# [COLLECTED MATERIAL]
——

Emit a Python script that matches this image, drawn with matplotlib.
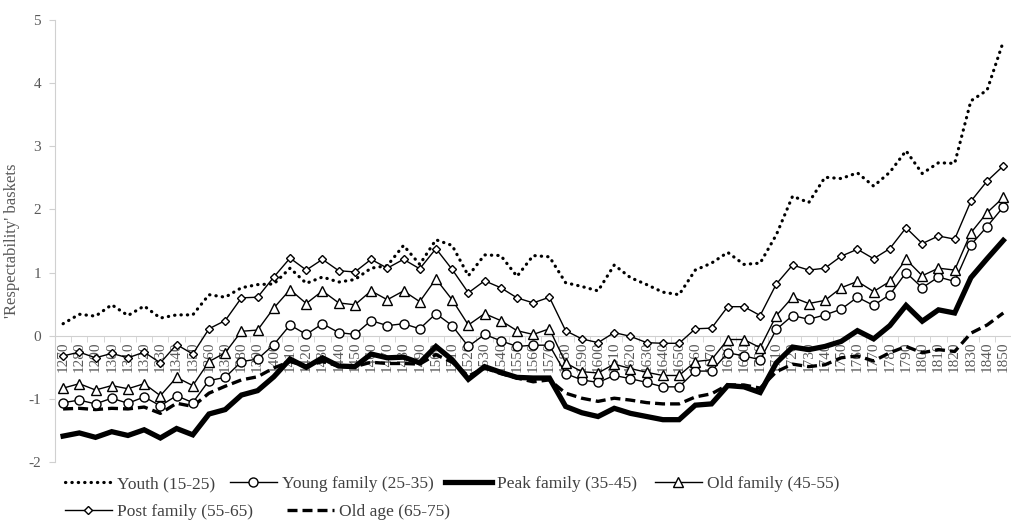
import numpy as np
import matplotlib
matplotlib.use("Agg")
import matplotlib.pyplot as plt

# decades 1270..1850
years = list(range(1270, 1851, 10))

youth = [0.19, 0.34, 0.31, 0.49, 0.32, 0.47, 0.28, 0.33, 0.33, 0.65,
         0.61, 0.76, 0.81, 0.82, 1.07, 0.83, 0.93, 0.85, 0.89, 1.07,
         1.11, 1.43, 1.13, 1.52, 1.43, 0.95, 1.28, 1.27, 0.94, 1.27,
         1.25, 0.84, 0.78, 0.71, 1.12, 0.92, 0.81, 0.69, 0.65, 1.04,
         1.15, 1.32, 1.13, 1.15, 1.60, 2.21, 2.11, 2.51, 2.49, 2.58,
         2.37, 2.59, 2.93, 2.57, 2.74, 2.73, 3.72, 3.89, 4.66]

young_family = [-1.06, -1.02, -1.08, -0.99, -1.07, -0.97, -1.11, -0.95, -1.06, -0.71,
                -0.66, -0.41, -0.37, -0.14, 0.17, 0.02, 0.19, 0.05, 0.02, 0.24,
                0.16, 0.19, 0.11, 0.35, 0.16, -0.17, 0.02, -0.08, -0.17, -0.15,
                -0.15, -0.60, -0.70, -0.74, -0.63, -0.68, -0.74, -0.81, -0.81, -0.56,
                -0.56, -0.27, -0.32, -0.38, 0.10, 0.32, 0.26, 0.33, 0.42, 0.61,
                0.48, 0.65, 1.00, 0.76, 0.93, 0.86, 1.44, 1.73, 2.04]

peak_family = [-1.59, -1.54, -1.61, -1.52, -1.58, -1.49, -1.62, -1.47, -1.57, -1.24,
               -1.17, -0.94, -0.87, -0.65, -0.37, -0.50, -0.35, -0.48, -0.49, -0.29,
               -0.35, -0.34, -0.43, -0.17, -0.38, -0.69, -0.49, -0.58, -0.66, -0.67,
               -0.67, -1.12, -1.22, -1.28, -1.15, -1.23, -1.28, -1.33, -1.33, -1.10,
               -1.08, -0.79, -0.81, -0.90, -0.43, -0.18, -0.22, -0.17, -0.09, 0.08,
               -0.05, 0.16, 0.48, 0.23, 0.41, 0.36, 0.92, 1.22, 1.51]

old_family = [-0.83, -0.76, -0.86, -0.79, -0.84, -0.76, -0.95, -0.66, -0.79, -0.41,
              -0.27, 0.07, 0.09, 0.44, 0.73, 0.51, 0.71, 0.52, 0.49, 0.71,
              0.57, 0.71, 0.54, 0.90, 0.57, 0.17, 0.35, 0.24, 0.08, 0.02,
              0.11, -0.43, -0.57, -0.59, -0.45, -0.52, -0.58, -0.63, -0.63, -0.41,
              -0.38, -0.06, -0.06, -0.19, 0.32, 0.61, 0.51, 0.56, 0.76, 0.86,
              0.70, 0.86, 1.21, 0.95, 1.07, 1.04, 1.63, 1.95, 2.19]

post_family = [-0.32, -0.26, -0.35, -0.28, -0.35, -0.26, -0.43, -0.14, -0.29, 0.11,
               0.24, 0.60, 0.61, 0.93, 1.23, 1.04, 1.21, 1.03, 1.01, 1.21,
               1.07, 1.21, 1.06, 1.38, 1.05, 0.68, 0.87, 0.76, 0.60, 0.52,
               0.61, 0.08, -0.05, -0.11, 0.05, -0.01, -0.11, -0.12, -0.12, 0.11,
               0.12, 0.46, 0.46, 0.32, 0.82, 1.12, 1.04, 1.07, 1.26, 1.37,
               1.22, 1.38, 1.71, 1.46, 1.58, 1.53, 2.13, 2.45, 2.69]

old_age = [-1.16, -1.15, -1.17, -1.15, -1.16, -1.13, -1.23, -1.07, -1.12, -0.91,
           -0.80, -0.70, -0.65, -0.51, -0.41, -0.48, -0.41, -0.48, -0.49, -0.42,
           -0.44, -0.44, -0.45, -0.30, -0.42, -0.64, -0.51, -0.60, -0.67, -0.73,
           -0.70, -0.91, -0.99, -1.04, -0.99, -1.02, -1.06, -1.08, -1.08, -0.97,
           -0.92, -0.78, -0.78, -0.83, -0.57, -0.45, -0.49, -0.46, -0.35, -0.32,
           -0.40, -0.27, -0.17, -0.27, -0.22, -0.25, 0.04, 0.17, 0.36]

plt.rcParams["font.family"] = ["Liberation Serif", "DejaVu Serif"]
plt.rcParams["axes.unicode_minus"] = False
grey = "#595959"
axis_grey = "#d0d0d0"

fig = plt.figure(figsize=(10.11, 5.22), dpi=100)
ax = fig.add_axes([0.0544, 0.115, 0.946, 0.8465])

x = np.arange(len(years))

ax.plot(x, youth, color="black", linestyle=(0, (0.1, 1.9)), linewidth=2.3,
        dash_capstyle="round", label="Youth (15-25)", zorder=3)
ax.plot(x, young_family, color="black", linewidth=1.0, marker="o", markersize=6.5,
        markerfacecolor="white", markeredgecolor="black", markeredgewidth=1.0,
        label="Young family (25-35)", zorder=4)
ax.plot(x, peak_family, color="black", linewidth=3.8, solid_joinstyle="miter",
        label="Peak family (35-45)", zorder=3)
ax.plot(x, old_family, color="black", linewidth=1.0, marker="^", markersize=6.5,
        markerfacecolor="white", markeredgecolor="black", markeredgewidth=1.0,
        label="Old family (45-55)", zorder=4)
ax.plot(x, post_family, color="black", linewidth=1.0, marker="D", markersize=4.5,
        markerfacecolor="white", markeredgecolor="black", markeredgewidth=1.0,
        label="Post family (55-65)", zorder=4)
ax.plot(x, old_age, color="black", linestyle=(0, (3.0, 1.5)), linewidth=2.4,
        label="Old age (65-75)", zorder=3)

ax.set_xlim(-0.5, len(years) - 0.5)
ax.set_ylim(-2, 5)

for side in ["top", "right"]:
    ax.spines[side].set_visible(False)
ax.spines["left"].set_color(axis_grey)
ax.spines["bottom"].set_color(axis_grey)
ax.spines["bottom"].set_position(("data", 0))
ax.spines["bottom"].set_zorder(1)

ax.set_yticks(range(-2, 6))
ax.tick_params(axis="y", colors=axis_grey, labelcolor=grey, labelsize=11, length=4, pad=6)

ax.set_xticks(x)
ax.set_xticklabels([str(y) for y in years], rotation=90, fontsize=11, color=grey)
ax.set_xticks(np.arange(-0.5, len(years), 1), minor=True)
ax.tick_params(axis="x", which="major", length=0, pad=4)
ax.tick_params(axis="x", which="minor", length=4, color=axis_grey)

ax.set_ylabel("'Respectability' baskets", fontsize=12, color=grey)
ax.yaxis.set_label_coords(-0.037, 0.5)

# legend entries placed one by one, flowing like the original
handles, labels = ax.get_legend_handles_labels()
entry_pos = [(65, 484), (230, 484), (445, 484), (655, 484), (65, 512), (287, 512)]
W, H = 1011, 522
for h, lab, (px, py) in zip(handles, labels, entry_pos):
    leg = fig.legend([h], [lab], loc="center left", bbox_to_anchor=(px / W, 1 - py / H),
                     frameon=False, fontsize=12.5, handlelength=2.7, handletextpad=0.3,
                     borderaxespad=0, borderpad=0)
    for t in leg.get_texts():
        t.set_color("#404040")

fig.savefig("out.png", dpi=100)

——

# [WHAT IS BEING ASKED]
Give again, word for word, every line from the top of the data above to the line holding "years = list(range(1270, 1851, 10))", inclusive, with the pictures left out.

# [RESULT OF THIS TASK]
Emit a Python script that matches this image, drawn with matplotlib.
import numpy as np
import matplotlib
matplotlib.use("Agg")
import matplotlib.pyplot as plt

# decades 1270..1850
years = list(range(1270, 1851, 10))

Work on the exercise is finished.